Restoring our plankton allies in the seas could help us defuse up to half of that trouble. The rest is up to us.
For other references, Planktos invites TreeHugger readers to see the links, papers and slide show on their website.
=== end interview ====
If you react like we first did to this information, you may be thinking that Planktos' dream will be a feel-good rationalization for utility companys, lobbyists, and traders, who want to maintain "business as usual." This sort of behavior would, of course, be no different than owners of hybrid vehicles feeling they are entitled to drive more miles than those with SUV's or owners of compact fluorescent bulbs feeling they can leave their lights on when out of the room.
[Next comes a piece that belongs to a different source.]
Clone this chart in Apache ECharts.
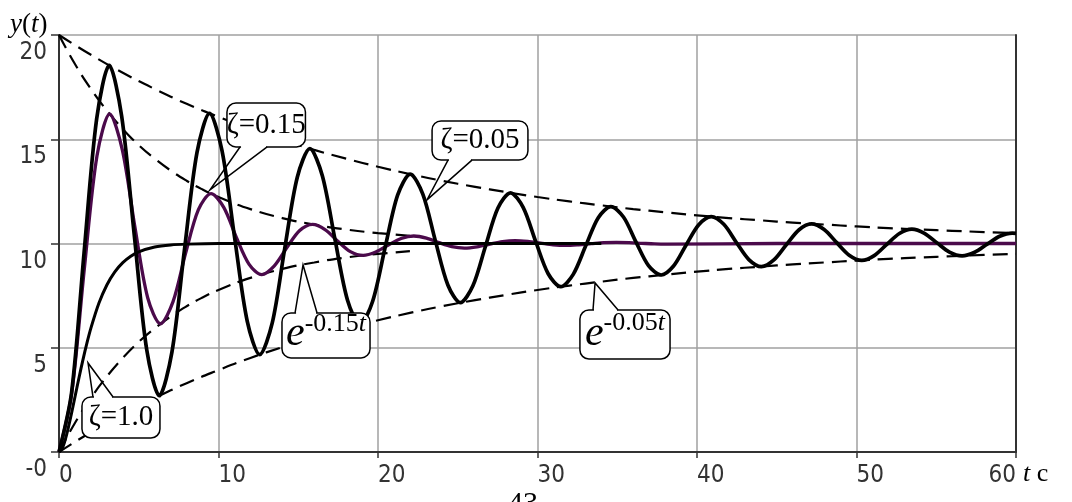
<!DOCTYPE html>
<html><head><meta charset="utf-8">
<script src="https://cdn.jsdelivr.net/npm/echarts@6/dist/echarts.min.js"></script>
<style>html,body{margin:0;padding:0;background:#fff}#c{width:1072px;height:502px}</style>
</head><body><div id="c"></div>
<script>
// ---- data ----
const xTicks = [0, 10, 20, 30, 40, 50, 60];
const yTicks = [0, 5, 10, 15, 20];

// zeta = 0.05 step response
const t005 = [0,0.79,1.57,2.36,3.15,3.93,4.72,5.50,6.29,7.08,7.86,8.65,9.44,10.22,11.01,11.80,12.58,13.37,14.15,14.94,15.73,16.51,17.30,18.09,18.87,19.66,20.45,21.23,22.02,22.81,23.59,24.38,25.16,25.95,26.74,27.52,28.31,29.10,29.88,30.67,31.46,32.24,33.03,33.81,34.60,35.39,36.17,36.96,37.75,38.53,39.32,40.11,40.89,41.68,42.46,43.25,44.04,44.82,45.61,46.40,47.18,47.97,48.76,49.54,50.33,51.11,51.90,52.69,53.47,54.26,55.05,55.83,56.62,57.41,58.19,58.98,59.77,60];
const y005 = [0,2.86,9.54,15.97,18.54,16.10,10.39,4.90,2.70,4.79,9.66,14.36,16.24,14.45,10.29,6.28,4.67,6.19,9.75,13.18,14.55,13.25,10.21,7.28,6.11,7.22,9.82,12.32,13.33,12.37,10.15,8.01,7.16,7.97,9.87,11.70,12.43,11.73,10.11,8.55,7.93,8.52,9.90,11.24,11.77,11.27,10.08,8.94,8.49,8.92,9.93,10.90,11.29,10.92,10.06,9.23,8.89,9.21,9.95,10.66,10.94,10.67,10.04,9.44,9.19,9.42,9.96,10.48,10.69,10.49,10.03,9.59,9.41,9.58,9.97,10.35,10.50,10.49];

// zeta = 0.15 step response
const t015 = [0,0.79,1.59,2.38,3.18,3.97,4.77,5.56,6.36,7.15,7.94,8.74,9.53,10.33,11.12,11.92,12.71,13.50,14.30,15.09,15.89,16.68,17.48,18.27,19.07,19.86,20.65,21.45,22.24,23.04,23.83,24.63,25.42,26.21,27.01,27.80,28.60,29.39,30.19,30.98,31.78,32.57,33.36,34.16,34.95,35.75,36.54,37.34,38.13,45,60];
const y015 = [0,2.77,8.80,14.20,16.21,14.49,10.74,7.40,6.15,7.21,9.54,11.62,12.39,11.73,10.29,9.00,8.51,8.93,9.82,10.62,10.92,10.67,10.11,9.61,9.43,9.59,9.93,10.24,10.36,10.26,10.04,9.85,9.78,9.84,9.97,10.09,10.14,10.10,10.02,9.94,9.91,9.94,9.99,10.04,10.05,10.04,10.01,9.98,9.97,10,10];

// zeta = 1.0 step response
const t100 = [0,0.25,0.5,0.75,1,1.25,1.5,1.75,2,2.5,3,3.5,4,4.5,5,6,7,8,10,34];
const y100 = [0,0.26,0.90,1.73,2.64,3.55,4.42,5.22,5.94,7.13,8.01,8.64,9.08,9.39,9.60,9.83,9.93,9.97,10,10];

// envelopes e^-0.05t
const tEnv05 = [0,2,4,6,8,10,12,14,16,18,20,22,24,26,28,30,32,34,36,38,40,42,44,46,48,50,52,54,56,58,60];
const upper05 = [20,19.05,18.19,17.41,16.70,16.07,15.49,14.97,14.49,14.07,13.68,13.33,13.01,12.73,12.47,12.23,12.02,11.83,11.65,11.50,11.35,11.22,11.11,11.00,10.91,10.82,10.74,10.67,10.61,10.55,10.50];
const lower05 = [0,0.95,1.81,2.59,3.30,3.93,4.51,5.03,5.51,5.93,6.32,6.67,6.99,7.27,7.53,7.77,7.98,8.17,8.35,8.50,8.65,8.78,8.89,9.00,9.09,9.18,9.26,9.33,9.39,9.45,9.50];

// envelopes e^-0.15t
const tEnv15 = [0,1,2,3,4,5,6,7,8,9,10,12,14,16,18,20,22];
const upper15 = [20,18.61,17.41,16.38,15.49,14.72,14.07,13.50,13.01,12.59,12.23,11.65,11.22,10.91,10.67,10.50,10.37];
const lower15 = [0,1.39,2.59,3.62,4.51,5.28,5.93,6.50,6.99,7.41,7.77,8.35,8.78,9.09,9.33,9.50,9.63];

// callout texts
const calloutTexts = ['ζ=0.15', 'ζ=0.05', '{e|e}{s|-0.15}{it|t}', '{e|e}{s|-0.05}{it|t}', 'ζ=1.0'];
</script>
<script>
// callout placement (data coordinates): box [tLeft, yTop, tRight, yBottom], base t-range, tip
const calloutLayout = [
  {box:[10.53,16.74,15.45,14.63], base:[11.35,13.05], tip:[9.47,12.57]},
  {box:[23.39,15.88,29.40,14.00], base:[24.39,25.89], tip:[23.07,12.09]},
  {box:[13.98,6.67,19.50,4.51], base:[14.80,16.18], tip:[15.30,8.97]},
  {box:[32.66,6.81,38.31,4.46], base:[33.48,35.05], tip:[33.61,8.11]},
  {box:[1.44,2.64,6.33,0.67], base:[2.13,3.39], tip:[1.82,4.27]}
];

const zip = (a, b) => a.map((v, i) => [v, b[i]]);
const SERIF = '"Liberation Serif","Times New Roman","DejaVu Serif",serif';
const SANS = '"DejaVu Sans Condensed","Liberation Sans Narrow","Liberation Sans",sans-serif';
const dash = {color:'#000', width:2.2, type:[15,8]};

const chart = echarts.init(document.getElementById('c'), null, {renderer:'canvas'});
const option = {
  animation: false,
  backgroundColor: '#fff',
  grid: {left:59, right:56, top:35, bottom:50, containLabel:false},
  xAxis: {
    type:'value', min:0, max:60, interval:10,
    axisLine:{show:true, onZero:false, lineStyle:{color:'#333', width:2}},
    axisTick:{show:true, length:6, lineStyle:{color:'#333', width:1.5}},
    splitLine:{show:true, lineStyle:{color:'#a0a0a0', width:1.5}},
    axisLabel:{show:true, margin:12, align:'left', alignMaxLabel:'right', fontFamily:SANS, fontSize:24, color:'#333',
      formatter: v => xTicks.includes(v) ? String(v) : ''}
  },
  yAxis: [{
    type:'value', min:0, max:20, interval:5,
    axisLine:{show:true, onZero:false, lineStyle:{color:'#333', width:2}},
    axisTick:{show:true, length:8, lineStyle:{color:'#333', width:1.5}},
    splitLine:{show:true, lineStyle:{color:'#a0a0a0', width:1.5}},
    axisLabel:{show:true, margin:12, verticalAlign:'top', padding:[6,0,0,0], fontFamily:SANS, fontSize:24, color:'#333',
      formatter: v => yTicks.includes(v) ? (v === 0 ? '-0' : String(v)) : ''}
  }, {
    type:'value', min:0, max:20, interval:5, position:'right',
    axisLine:{show:true, onZero:false, lineStyle:{color:'#333', width:2}},
    axisTick:{show:false}, axisLabel:{show:false}, splitLine:{show:false}
  }],
  series: [
    {type:'line', data:zip(tEnv05, upper05), smooth:true, symbol:'none', lineStyle:dash, z:2},
    {type:'line', data:zip(tEnv05, lower05), smooth:true, symbol:'none', lineStyle:dash, z:2},
    {type:'line', data:zip(tEnv15, upper15), smooth:true, symbol:'none', lineStyle:dash, z:2},
    {type:'line', data:zip(tEnv15, lower15), smooth:true, symbol:'none', lineStyle:dash, z:2},
    {type:'line', data:zip(t015, y015), smooth:0.3, symbol:'none', lineStyle:{color:'#4B0A4B', width:3.3}, z:3},
    {type:'line', data:zip(t005, y005), smooth:0.3, symbol:'none', lineStyle:{color:'#000', width:3.7}, z:4},
    {type:'line', data:zip(t100, y100), smooth:0.3, symbol:'none', lineStyle:{color:'#000', width:3}, z:5}
  ]
};
chart.setOption(option);

function px(p) { return chart.convertToPixel({gridIndex:0}, p); }
const els = [];
const richStyles = {
  e: {fontFamily:SERIF, fontStyle:'italic', fontSize:42, lineHeight:44, verticalAlign:'bottom', color:'#000'},
  s: {fontFamily:SERIF, fontSize:26, lineHeight:34, verticalAlign:'top', color:'#000'},
  it: {fontFamily:SERIF, fontStyle:'italic', fontSize:26, lineHeight:34, verticalAlign:'top', color:'#000'}
};
calloutLayout.forEach((c, i) => {
  const a = px([c.box[0], c.box[1]]), b = px([c.box[2], c.box[3]]);
  const x0 = a[0], y0 = a[1], x1 = b[0], y1 = b[1];
  const tip = px(c.tip);
  const below = tip[1] > y1;
  const ey = below ? y1 : y0;
  const b0 = px([c.base[0], 0])[0], b1 = px([c.base[1], 0])[0];
  els.push({type:'rect', z:100, shape:{x:x0, y:y0, width:x1-x0, height:y1-y0, r:9},
    style:{fill:'#fff', stroke:'#000', lineWidth:1.5}});
  els.push({type:'line', z:101, shape:{x1:b0+1, y1:ey, x2:b1-1, y2:ey}, style:{stroke:'#fff', lineWidth:3}});
  els.push({type:'polyline', z:102, shape:{points:[[b0, ey], tip, [b1, ey]]}, style:{stroke:'#000', lineWidth:1.5, fill:null}});
  const txt = calloutTexts[i];
  els.push({type:'text', z:103, x:(x0+x1)/2, y:(y0+y1)/2 + (txt.startsWith('{') ? -2 : 0),
    style:{text:txt, align:'center', verticalAlign:'middle', fontFamily:SERIF, fontSize:29, fill:'#000', rich:richStyles}});
});
// axis titles and page text
els.push({type:'text', z:103, x:10, y:25, style:{text:'{i|y}{r|(}{i|t}{r|)}', align:'left', verticalAlign:'middle',
  rich:{i:{fontFamily:SERIF, fontStyle:'italic', fontSize:27, color:'#000'}, r:{fontFamily:SERIF, fontSize:27, color:'#000'}}}});
els.push({type:'text', z:103, x:1023, y:474, style:{text:'{i|t}{r| c}', align:'left', verticalAlign:'middle',
  rich:{i:{fontFamily:SERIF, fontStyle:'italic', fontSize:26, color:'#000'}, r:{fontFamily:SERIF, fontSize:26, color:'#000'}}}});
els.push({type:'text', z:103, x:523, y:504, style:{text:'43', align:'center', verticalAlign:'middle', fontFamily:SERIF, fontSize:30, fill:'#000'}});
chart.setOption({graphic:{elements:els}});
</script>
</body></html>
Some scenario thinking ended our cynical first appraisal. Link in the overlaying issues of Peak Oil, Peak Natural Gas, collapsing fisheries, severe hurricanes, the possibility of tying carbon trades to the satellite-verified effects, a rapidly approaching tipping point in media awareness of the climate issue, and rapid growth in solar and wind power product sales. Green design has its own momentum.
Finally, we'd like to point out that we are aware of the historic coverage of the ocean "eco-hacking" idea. Universities are making their contributions as well.
If environmental groups can sponsor rainforest protection for carbon sequestration, there's no reason why utility companies can't contemplate the same for plankton. Why not work together? Given the risk of climate change, we think Pico deserves his extra iron.